Do I need hexagonal architecture for modular monoliths?
No, but it helps. Hexagonal architecture at the module level makes modules truly independent of infrastructure. You can test modules without databases, swap implementations without changing domain code, and extract modules more easily if needed later.
How do I handle transactions across multiple modules?
Don’t. Each module should own its transactions. Use eventual consistency and the saga pattern for cross-module workflows. Publish integration events after transactions commit. Design your bounded contexts so that most operations don’t require cross-module transactions.
Can different modules use different databases or technologies?
In a modular monolith, modules share the deployment unit but can use different database schemas or even different database engines. They can use different caching strategies, different ORMs, different libraries. The shared deployment creates some constraints but allows more flexibility than you might expect.
How do I test modular boundaries effectively?

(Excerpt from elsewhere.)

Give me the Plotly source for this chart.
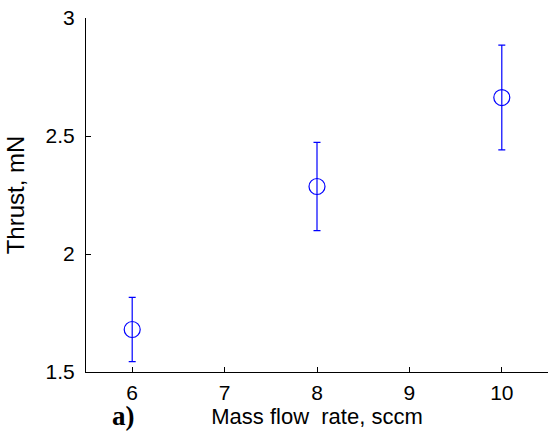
import plotly.graph_objects as go

mass_flow = [6, 8, 10]
thrust = [1.68, 2.286, 2.663]
thrust_err = [0.136, 0.187, 0.222]

x_ticks = [6, 7, 8, 9, 10]
y_ticks = [1.5, 2, 2.5, 3]
y_tick_labels = ["1.5", "2", "2.5", "3"]

fig = go.Figure()
fig.add_trace(go.Scatter(
    x=mass_flow, y=thrust, mode="markers",
    marker=dict(symbol="circle-open", size=16, color="#0000ff", line=dict(width=1.2, color="#0000ff")),
    error_y=dict(type="data", array=thrust_err, visible=True, color="#0000ff", thickness=1.2, width=3.5),
    showlegend=False,
))

font = dict(family="Liberation Sans, Arial, sans-serif", size=21, color="black")

fig.update_layout(
    width=550, height=433,
    margin=dict(l=86, r=2, t=18, b=61),
    paper_bgcolor="white", plot_bgcolor="white",
    font=font,
    xaxis=dict(
        range=[5.5, 10.5], tickvals=x_ticks, ticks="inside", ticklen=5, tickcolor="black",
        showline=True, linecolor="black", linewidth=1, showgrid=False, zeroline=False,
        tickfont=dict(size=21), ticklabelstandoff=2,
        title=dict(text="Mass flow  rate, sccm", font=dict(size=22), standoff=0),
    ),
    yaxis=dict(
        range=[1.5, 3], tickvals=y_ticks, ticktext=y_tick_labels, ticks="inside", ticklen=5,
        tickcolor="black", showline=True, linecolor="black", linewidth=1, showgrid=False,
        zeroline=False, tickfont=dict(size=21), ticklabelstandoff=6,
        title=dict(text="Thrust, mN", font=dict(size=24), standoff=14),
    ),
    annotations=[dict(
        text="<b>a)</b>", xref="paper", yref="paper", x=0.082, y=0, xanchor="center",
        yanchor="middle", yshift=-44, showarrow=False, borderpad=0,
        font=dict(family="Liberation Serif, Times New Roman, serif", size=27, color="black"),
    )],
)

fig.write_html("out.html")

Use architectural testing frameworks that verify dependency rules, detect circular dependencies, and ensure modules only access other modules through defined interfaces. Run these tests in CI/CD. Combine with integration tests that verify module APIs and contract tests for event schemas.
What’s the difference between integration events and domain events?
Domain events are internal to a module and part of the domain model. Integration events are public contracts between modules. Domain events happen within a transaction. Integration events publish after transaction commits. Domain events can be detailed. Integration events should be lean.
How do I version module APIs for backward compatibility?
Use semantic versioning. Support multiple API versions simultaneously during transition periods. Deprecate old versions explicitly with timelines. Use tolerant reader patterns so consumers ignore unknown fields. Event versioning requires special handling – include version numbers in event metadata and support multiple event versions.